You shine brightly Deborah :)
xxsm
oh my god, deborah, this is a holy prayer, nothing less. i understand totally because this is also a collection of all the love i have for my mother, she too, two years ago, now grateful to be cared for.
i find myself swallowing hard reading this. thank you a million times for your ability to communicate such love.
there are will be many reasons why i like, enjoy, and admire you, and deborah my girl, right now this one trumps everything.
don't be surprised if i'm back again, savoring your words and love like a soft sheet on a breezy night.
xoxo
kj
I have tears in my eyes as I read your post.

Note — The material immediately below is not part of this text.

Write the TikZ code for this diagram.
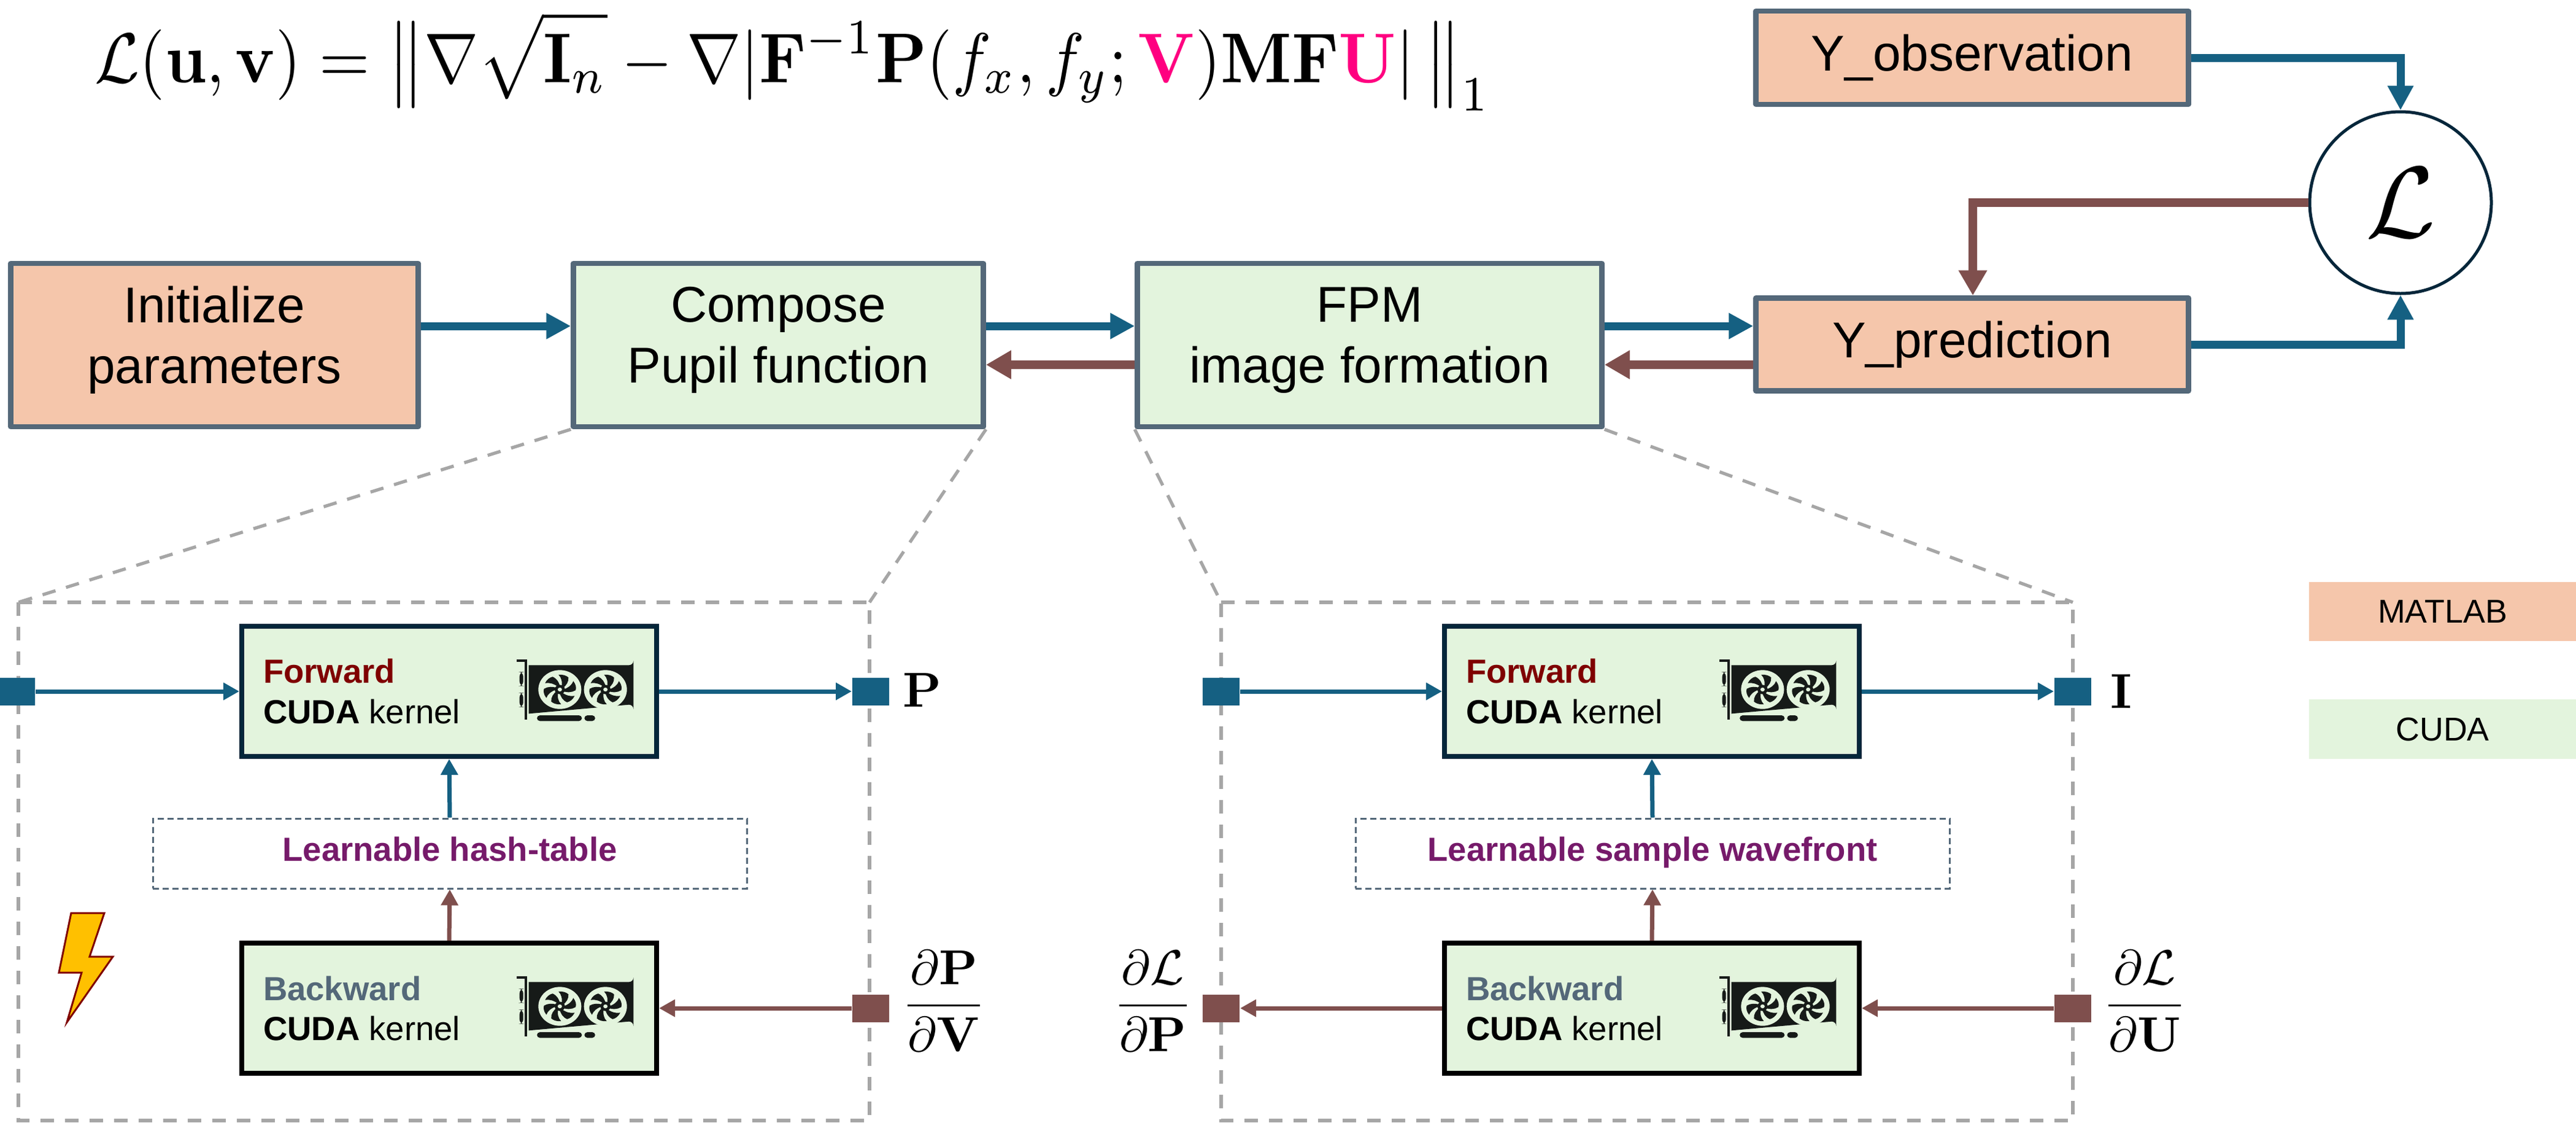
\documentclass[tikz,border=0pt]{standalone}
\usepackage{amsmath,amssymb,bm}
\usepackage[no-math]{fontspec}
\setmainfont{Liberation Sans}
\usetikzlibrary{arrows.meta,calc}
\definecolor{cblue}{HTML}{156082}
\definecolor{cbrown}{HTML}{7F4F4D}
\definecolor{cgreen}{HTML}{E3F4DD}
\definecolor{corange}{HTML}{F5C6AB}
\definecolor{cslate}{HTML}{546879}
\definecolor{cnavy}{HTML}{04263A}
\definecolor{cdred}{HTML}{7F0000}
\definecolor{cpurple}{HTML}{761A6A}
\definecolor{cgray}{HTML}{A6A6A6}
\definecolor{cpink}{HTML}{FF0080}
\definecolor{cgpu}{HTML}{161A18}
\definecolor{cbolt}{HTML}{FFC000}
\newcommand{\dn}{\rule[-6.6pt]{0pt}{0pt}}
\tikzset{
  size/.style 2 args={minimum width=#1*0.2pt,minimum height=#2*0.2pt,inner sep=0pt},
  big/.style={font=\fontsize{16.4}{19.8}\selectfont,align=center},
  small/.style={font=\fontsize{10.9}{13}\selectfont,anchor=base west,inner sep=0pt},
  mainbox/.style={draw=cslate,line width=1.7pt,line join=round},
  matlab/.style={mainbox,fill=corange},
  cuda/.style={mainbox,fill=cgreen},
  fwd/.style={draw=cnavy,fill=cgreen,line width=1.6pt},
  bwd/.style={draw=black,fill=cgreen,line width=1.6pt},
  learn/.style={draw=cslate,dash pattern=on 2pt off 1.2pt,line width=0.6pt,size={968}{114},text height=8pt,text depth=3pt,font=\fontsize{10.9}{13}\selectfont\bfseries,text=cpurple},
  zoomline/.style={draw=cgray,line width=1.05pt,dash pattern=on 4.4pt off 3.6pt},
  bluethick/.style={draw=cblue,line width=2.6pt,-{Triangle[length=8pt,width=8pt]}},
  brownthick/.style={draw=cbrown,line width=2.9pt,-{Triangle[length=8.2pt,width=8.8pt]}},
  bluethin/.style={draw=cblue,line width=1.4pt,-{Triangle[length=5.2pt,width=5.4pt]}},
  brownthin/.style={draw=cbrown,line width=1.4pt,-{Triangle[length=5.2pt,width=5.4pt]}},
  bluesq/.style={fill=cblue,size={60}{45}},
  brownsq/.style={fill=cbrown,size={60}{45}},
  mathlab/.style={inner sep=0pt,scale=1.6},
}
\newcommand{\gpufan}[2]{%
  \begin{scope}[shift={(#1,#2)},xscale=1.05,yscale=0.95]
    \fill[cgreen] (0,0) circle (100);
    \foreach \a in {0,60,...,300}{
      \fill[cgpu,rotate=\a] (8,-12) .. controls (12,-40) and (8,-60) .. (-6,-76)
        .. controls (15,-78) and (30,-72) .. (40,-62)
        .. controls (42,-40) and (30,-20) .. (12,-6) -- cycle;
    }
    \fill[cgpu] (0,0) circle (24);
    \fill[cgreen] (0,0) circle (10);
  \end{scope}}
\newcommand{\gpuicon}[2]{%
  \begin{scope}[shift={(#1,#2)},x=0.2pt/3,y=-0.2pt/3]
    \draw[cgpu,line width=0.8pt] (247,228) -- (292,228) -- (292,515);
    \fill[cgpu,rounded corners=1.5pt] (260,283) rectangle (278,352);
    \fill[cgpu,rounded corners=1.5pt] (260,385) rectangle (278,455);
    \fill[cgpu] (305,250) -- (795,250) arc[start angle=90,end angle=0,radius=22] -- (817,465) arc[start angle=0,end angle=-90,radius=22] -- (305,487) -- cycle;
    \fill[cgpu,rounded corners=1pt] (345,495) rectangle (565,523);
    \fill[cgpu,rounded corners=1pt] (577,495) rectangle (630,523);
    \gpufan{457}{369}
    \gpufan{680}{369}
  \end{scope}}
\begin{document}
\begin{tikzpicture}[x=0.2pt,y=-0.2pt]
\useasboundingbox (0,0) rectangle (4198,1828);
% formula
\node[inner sep=0pt,xscale=2.12,yscale=2.3,anchor=center] (formula) at (1292,100) {$\displaystyle \mathcal{L}(\mathbf{u},\mathbf{v})=\bigl\|\nabla\sqrt{\mathbf{I}_n}-\nabla\mathopen{|}\mathbf{F}^{-1}\mathbf{P}(f_x,f_y;\textcolor{cpink}{\mathbf{V}})\mathbf{M}\mathbf{F}\textcolor{cpink}{\mathbf{U}}\mathclose{|}\,\bigr\|_1$};
% main row
\node[matlab,size={664}{266},big] (init) at (349.5,562) {Initialize\\parameters\dn};
\node[cuda,size={668}{266},big] (comp) at (1268.5,562) {Compose\\Pupil function\dn};
\node[cuda,size={757}{266},big] (fpm) at (2232,562) {FPM\\image formation\dn};
\node[matlab,size={705}{151},big] (ypred) at (3214,561) {Y\_prediction};
\node[matlab,size={705}{152},big] (yobs) at (3214,94) {Y\_observation};
\node[circle,draw=cnavy,line width=1pt,fill=white,minimum size=296*0.2pt,inner sep=0pt] (loss) at (3912,330) {};
\node[inner sep=0pt,scale=3.3] (lossl) at (3912,330) {$\mathcal{L}$};
% level coordinates
\coordinate (lvA) at (0,531);
\coordinate (lvB) at (0,594);
\draw[bluethick] (init.east |- lvA) -- (comp.west |- lvA);
\draw[bluethick] (comp.east |- lvA) -- (fpm.west |- lvA);
\draw[bluethick] (fpm.east |- lvA) -- (ypred.west |- lvA);
\draw[brownthick] (ypred.west |- lvB) -- (fpm.east |- lvB);
\draw[brownthick] (fpm.west |- lvB) -- (comp.east |- lvB);
\draw[bluethick] (yobs.east) -| (loss.north);
\draw[bluethick] (ypred.east) -| (loss.south);
\coordinate (ylossin) at (3215,330);
\draw[brownthick] (loss.west) -- (ylossin) -- (ylossin |- ypred.north);
% zoom frames
\coordinate (frLtl) at (30,981);
\coordinate (frLtr) at (1417,981);
\coordinate (frLbr) at (1417,1825);
\coordinate (frLbl) at (30,1825);
\coordinate (frRtl) at (1990,981);
\coordinate (frRtr) at (3378,981);
\coordinate (frRbr) at (3378,1825);
\coordinate (frRbl) at (1990,1825);
\draw[zoomline] (frLtl) -- (frLtr) -- (frLbr) -- (frLbl) -- cycle;
\draw[zoomline] (frRtl) -- (frRtr) -- (frRbr) -- (frRbl) -- cycle;
\draw[zoomline] (comp.south west) -- (frLtl);
\draw[zoomline] (comp.south east) -- (frLtr);
\draw[zoomline] (fpm.south west) -- (frRtl);
\draw[zoomline] (fpm.south east) -- (frRtr);
% left panel
\node[fwd,size={676}{212}] (fa) at (732,1126) {};
\node[bwd,size={676}{212}] (ba) at (732,1642) {};
\node[learn] (la) at (733,1390) {Learnable hash-table};
\node[small,text=cdred] (faT) at (428,1112) {\textbf{Forward}};
\node[small] (faC) at (428,1178) {\textbf{CUDA} kernel};
\node[small,text=cslate] (baT) at (428,1629) {\textbf{Backward}};
\node[small] (baC) at (428,1694) {\textbf{CUDA} kernel};
\gpuicon{760}{1000}
\gpuicon{760}{1516}
\node[bluesq] (sa) at (27,1126) {};
\node[bluesq] (sb) at (1419,1126) {};
\node[brownsq] (sc) at (1419,1642) {};
\draw[bluethin] (sa) -- (fa);
\draw[bluethin] (fa) -- (sb);
\draw[brownthin] (sc) -- (ba);
\draw[bluethin] (la.north) -- (fa.south);
\draw[brownthin] (ba.north) -- (la.south);
\node[mathlab,anchor=west] (labP) at (1470,1124) {$\mathbf{P}$};
\node[mathlab,anchor=west] (labdPV) at (1468,1630) {$\displaystyle\frac{\partial\mathbf{P}}{\partial\mathbf{V}}$};
\draw[draw=cdred,fill=cbolt,line width=0.6pt] (116,1487) -- (170,1487) -- (146,1558) -- (184,1558) -- (109,1665) -- (133,1584) -- (96,1584) -- cycle;
% right panel
\node[fwd,size={676}{212}] (fb) at (2692,1126) {};
\node[bwd,size={676}{212}] (bb) at (2692,1642) {};
\node[learn] (lb) at (2693,1390) {Learnable sample wavefront};
\node[small,text=cdred] (fbT) at (2388,1112) {\textbf{Forward}};
\node[small] (fbC) at (2388,1178) {\textbf{CUDA} kernel};
\node[small,text=cslate] (bbT) at (2388,1629) {\textbf{Backward}};
\node[small] (bbC) at (2388,1694) {\textbf{CUDA} kernel};
\gpuicon{2720}{1000}
\gpuicon{2720}{1516}
\node[bluesq] (sd) at (1990,1126) {};
\node[bluesq] (se) at (3378,1126) {};
\node[brownsq] (sf) at (1990,1642) {};
\node[brownsq] (sg) at (3378,1642) {};
\draw[bluethin] (sd) -- (fb);
\draw[bluethin] (fb) -- (se);
\draw[brownthin] (sg) -- (bb);
\draw[brownthin] (bb) -- (sf);
\draw[bluethin] (lb.north) -- (fb.south);
\draw[brownthin] (bb.north) -- (lb.south);
\node[mathlab,anchor=west] (labI) at (3438,1126) {$\mathbf{I}$};
\node[mathlab,anchor=west] (labdLU) at (3425,1630) {$\displaystyle\frac{\partial\mathcal{L}}{\partial\mathbf{U}}$};
\node[mathlab,anchor=east] (labdLP) at (1945,1630) {$\displaystyle\frac{\partial\mathcal{L}}{\partial\mathbf{P}}$};
% legend
\node[fill=corange,size={435}{96},font=\fontsize{10.75}{13}\selectfont] (lgA) at (3980.5,996) {MATLAB};
\node[fill=cgreen,size={435}{97},font=\fontsize{10.75}{13}\selectfont] (lgB) at (3980.5,1187.5) {CUDA};
\end{tikzpicture}
\end{document}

The love you share with your Dad overflows..
It is a blessing to share your father's last moments on earth.
Thank you for opening your heart and sharing with us - your blogging friends.
Hugs
This is so beautiful! Your Daddy holding that lagomorph looking so satisfied. Life seemed so copasetic then. Ah and you, continuing to speak to him through your heart. This is what life is about, presents that do not perish, do not expire and do not vanish. My dear, you with the beautiful face equally gifted with a beautiful soul. Oh Deborah. More power to you dearest.
Deb that is beautiful.
Your Daddy seems like the best Dad in the whole world.
You make me love him too.
xoxo
Hello Deborah, So loving, so sweet, you are a good woman. He is still there, my dad died when I was 22; I always feel that I did not get the change to know him as the man he was. But he has done something absolutely great for me from heaven. I will tell in due time. Now you enjoy ( and smile ) with your dad. Bless you.
Godeliva van Ariadone
That is sooooo incredibly sweet...... that i see inside of you. I think i am beginning to see why i have an uncanny link or connection with you in a very warm kind of way..
Oh Deborah,
This made me cry, so heartfelt and beautifully written. I hope you have many mornings talks to come. My prayers are with you and your Daddy.